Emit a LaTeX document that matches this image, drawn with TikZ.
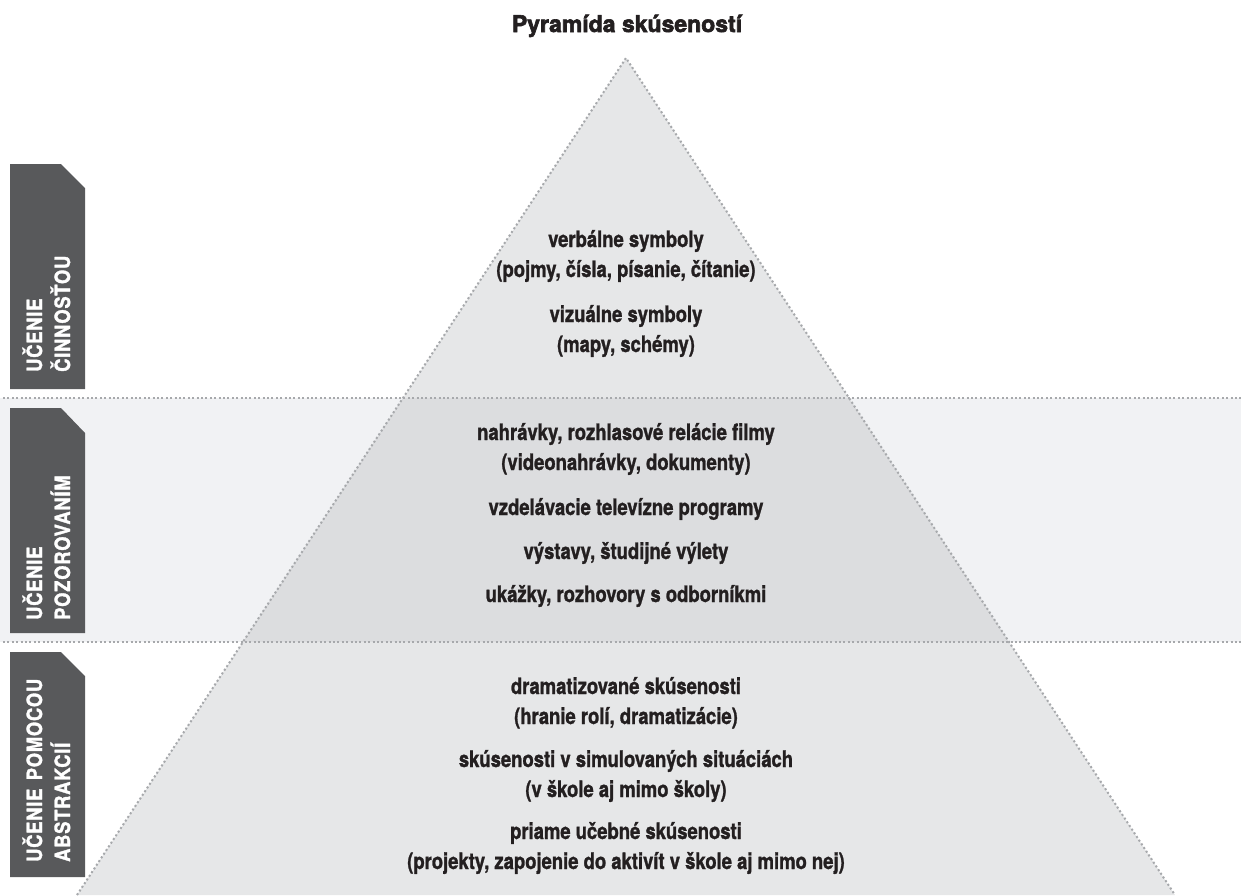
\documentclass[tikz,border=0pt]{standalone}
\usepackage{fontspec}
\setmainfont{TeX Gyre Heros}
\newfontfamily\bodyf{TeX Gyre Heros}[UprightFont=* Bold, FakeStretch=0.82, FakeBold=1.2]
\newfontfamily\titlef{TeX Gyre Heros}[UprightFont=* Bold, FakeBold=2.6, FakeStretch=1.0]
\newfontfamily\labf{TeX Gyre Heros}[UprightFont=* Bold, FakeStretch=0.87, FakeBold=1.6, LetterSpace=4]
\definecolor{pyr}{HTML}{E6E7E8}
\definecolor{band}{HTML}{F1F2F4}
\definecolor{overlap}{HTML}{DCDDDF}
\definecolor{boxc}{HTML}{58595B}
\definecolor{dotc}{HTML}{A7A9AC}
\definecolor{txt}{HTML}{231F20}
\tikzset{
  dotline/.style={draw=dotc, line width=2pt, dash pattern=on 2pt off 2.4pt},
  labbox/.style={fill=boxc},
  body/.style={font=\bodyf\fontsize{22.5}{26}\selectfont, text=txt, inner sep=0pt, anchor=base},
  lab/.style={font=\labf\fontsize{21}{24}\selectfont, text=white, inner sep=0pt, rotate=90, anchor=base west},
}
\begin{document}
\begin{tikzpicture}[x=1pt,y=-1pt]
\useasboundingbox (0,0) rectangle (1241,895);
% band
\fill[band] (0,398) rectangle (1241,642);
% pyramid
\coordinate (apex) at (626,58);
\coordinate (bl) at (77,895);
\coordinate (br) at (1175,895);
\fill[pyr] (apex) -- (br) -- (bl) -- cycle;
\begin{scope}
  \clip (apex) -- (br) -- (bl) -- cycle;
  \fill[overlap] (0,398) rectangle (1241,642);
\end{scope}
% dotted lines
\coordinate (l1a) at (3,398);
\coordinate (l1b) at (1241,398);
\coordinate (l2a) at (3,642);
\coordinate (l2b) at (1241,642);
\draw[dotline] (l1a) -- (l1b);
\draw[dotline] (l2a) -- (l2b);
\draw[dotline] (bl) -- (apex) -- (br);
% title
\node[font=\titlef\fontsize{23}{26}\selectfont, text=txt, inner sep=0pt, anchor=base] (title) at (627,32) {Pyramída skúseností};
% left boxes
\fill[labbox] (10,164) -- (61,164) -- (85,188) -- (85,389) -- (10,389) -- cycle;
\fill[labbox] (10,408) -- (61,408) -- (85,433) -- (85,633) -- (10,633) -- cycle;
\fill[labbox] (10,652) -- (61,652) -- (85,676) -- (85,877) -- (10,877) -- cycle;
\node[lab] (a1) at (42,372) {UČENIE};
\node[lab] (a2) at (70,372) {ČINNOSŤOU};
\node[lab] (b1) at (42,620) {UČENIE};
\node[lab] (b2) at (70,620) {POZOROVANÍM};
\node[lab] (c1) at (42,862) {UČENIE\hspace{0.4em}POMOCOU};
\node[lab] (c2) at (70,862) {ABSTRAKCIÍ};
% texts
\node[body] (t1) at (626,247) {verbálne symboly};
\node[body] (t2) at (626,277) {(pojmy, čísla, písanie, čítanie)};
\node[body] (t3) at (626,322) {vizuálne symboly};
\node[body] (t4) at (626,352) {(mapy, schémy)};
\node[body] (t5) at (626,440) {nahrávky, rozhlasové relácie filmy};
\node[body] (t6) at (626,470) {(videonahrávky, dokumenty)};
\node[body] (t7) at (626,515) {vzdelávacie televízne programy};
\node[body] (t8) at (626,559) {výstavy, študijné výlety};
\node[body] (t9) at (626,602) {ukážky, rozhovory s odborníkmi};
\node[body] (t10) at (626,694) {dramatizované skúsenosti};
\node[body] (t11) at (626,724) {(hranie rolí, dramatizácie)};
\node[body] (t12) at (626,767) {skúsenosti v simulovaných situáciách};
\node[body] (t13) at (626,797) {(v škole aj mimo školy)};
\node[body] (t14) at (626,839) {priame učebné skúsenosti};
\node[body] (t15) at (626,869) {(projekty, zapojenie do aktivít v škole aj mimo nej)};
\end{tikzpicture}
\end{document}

# Exercise
Restate the data above word for word. Do not include the images.

# Result
Emit a LaTeX document that matches this image, drawn with TikZ.
\documentclass[tikz,border=0pt]{standalone}
\usepackage{fontspec}
\setmainfont{TeX Gyre Heros}
\newfontfamily\bodyf{TeX Gyre Heros}[UprightFont=* Bold, FakeStretch=0.82, FakeBold=1.2]
\newfontfamily\titlef{TeX Gyre Heros}[UprightFont=* Bold, FakeBold=2.6, FakeStretch=1.0]
\newfontfamily\labf{TeX Gyre Heros}[UprightFont=* Bold, FakeStretch=0.87, FakeBold=1.6, LetterSpace=4]
\definecolor{pyr}{HTML}{E6E7E8}
\definecolor{band}{HTML}{F1F2F4}
\definecolor{overlap}{HTML}{DCDDDF}
\definecolor{boxc}{HTML}{58595B}
\definecolor{dotc}{HTML}{A7A9AC}
\definecolor{txt}{HTML}{231F20}
\tikzset{
  dotline/.style={draw=dotc, line width=2pt, dash pattern=on 2pt off 2.4pt},
  labbox/.style={fill=boxc},
  body/.style={font=\bodyf\fontsize{22.5}{26}\selectfont, text=txt, inner sep=0pt, anchor=base},
  lab/.style={font=\labf\fontsize{21}{24}\selectfont, text=white, inner sep=0pt, rotate=90, anchor=base west},
}
\begin{document}
\begin{tikzpicture}[x=1pt,y=-1pt]
\useasboundingbox (0,0) rectangle (1241,895);
% band
\fill[band] (0,398) rectangle (1241,642);
% pyramid
\coordinate (apex) at (626,58);
\coordinate (bl) at (77,895);
\coordinate (br) at (1175,895);
\fill[pyr] (apex) -- (br) -- (bl) -- cycle;
\begin{scope}
  \clip (apex) -- (br) -- (bl) -- cycle;
  \fill[overlap] (0,398) rectangle (1241,642);
\end{scope}
% dotted lines
\coordinate (l1a) at (3,398);
\coordinate (l1b) at (1241,398);
\coordinate (l2a) at (3,642);
\coordinate (l2b) at (1241,642);
\draw[dotline] (l1a) -- (l1b);
\draw[dotline] (l2a) -- (l2b);
\draw[dotline] (bl) -- (apex) -- (br);
% title
\node[font=\titlef\fontsize{23}{26}\selectfont, text=txt, inner sep=0pt, anchor=base] (title) at (627,32) {Pyramída skúseností};
% left boxes
\fill[labbox] (10,164) -- (61,164) -- (85,188) -- (85,389) -- (10,389) -- cycle;
\fill[labbox] (10,408) -- (61,408) -- (85,433) -- (85,633) -- (10,633) -- cycle;
\fill[labbox] (10,652) -- (61,652) -- (85,676) -- (85,877) -- (10,877) -- cycle;
\node[lab] (a1) at (42,372) {UČENIE};
\node[lab] (a2) at (70,372) {ČINNOSŤOU};
\node[lab] (b1) at (42,620) {UČENIE};
\node[lab] (b2) at (70,620) {POZOROVANÍM};
\node[lab] (c1) at (42,862) {UČENIE\hspace{0.4em}POMOCOU};
\node[lab] (c2) at (70,862) {ABSTRAKCIÍ};
% texts
\node[body] (t1) at (626,247) {verbálne symboly};
\node[body] (t2) at (626,277) {(pojmy, čísla, písanie, čítanie)};
\node[body] (t3) at (626,322) {vizuálne symboly};
\node[body] (t4) at (626,352) {(mapy, schémy)};
\node[body] (t5) at (626,440) {nahrávky, rozhlasové relácie filmy};
\node[body] (t6) at (626,470) {(videonahrávky, dokumenty)};
\node[body] (t7) at (626,515) {vzdelávacie televízne programy};
\node[body] (t8) at (626,559) {výstavy, študijné výlety};
\node[body] (t9) at (626,602) {ukážky, rozhovory s odborníkmi};
\node[body] (t10) at (626,694) {dramatizované skúsenosti};
\node[body] (t11) at (626,724) {(hranie rolí, dramatizácie)};
\node[body] (t12) at (626,767) {skúsenosti v simulovaných situáciách};
\node[body] (t13) at (626,797) {(v škole aj mimo školy)};
\node[body] (t14) at (626,839) {priame učebné skúsenosti};
\node[body] (t15) at (626,869) {(projekty, zapojenie do aktivít v škole aj mimo nej)};
\end{tikzpicture}
\end{document}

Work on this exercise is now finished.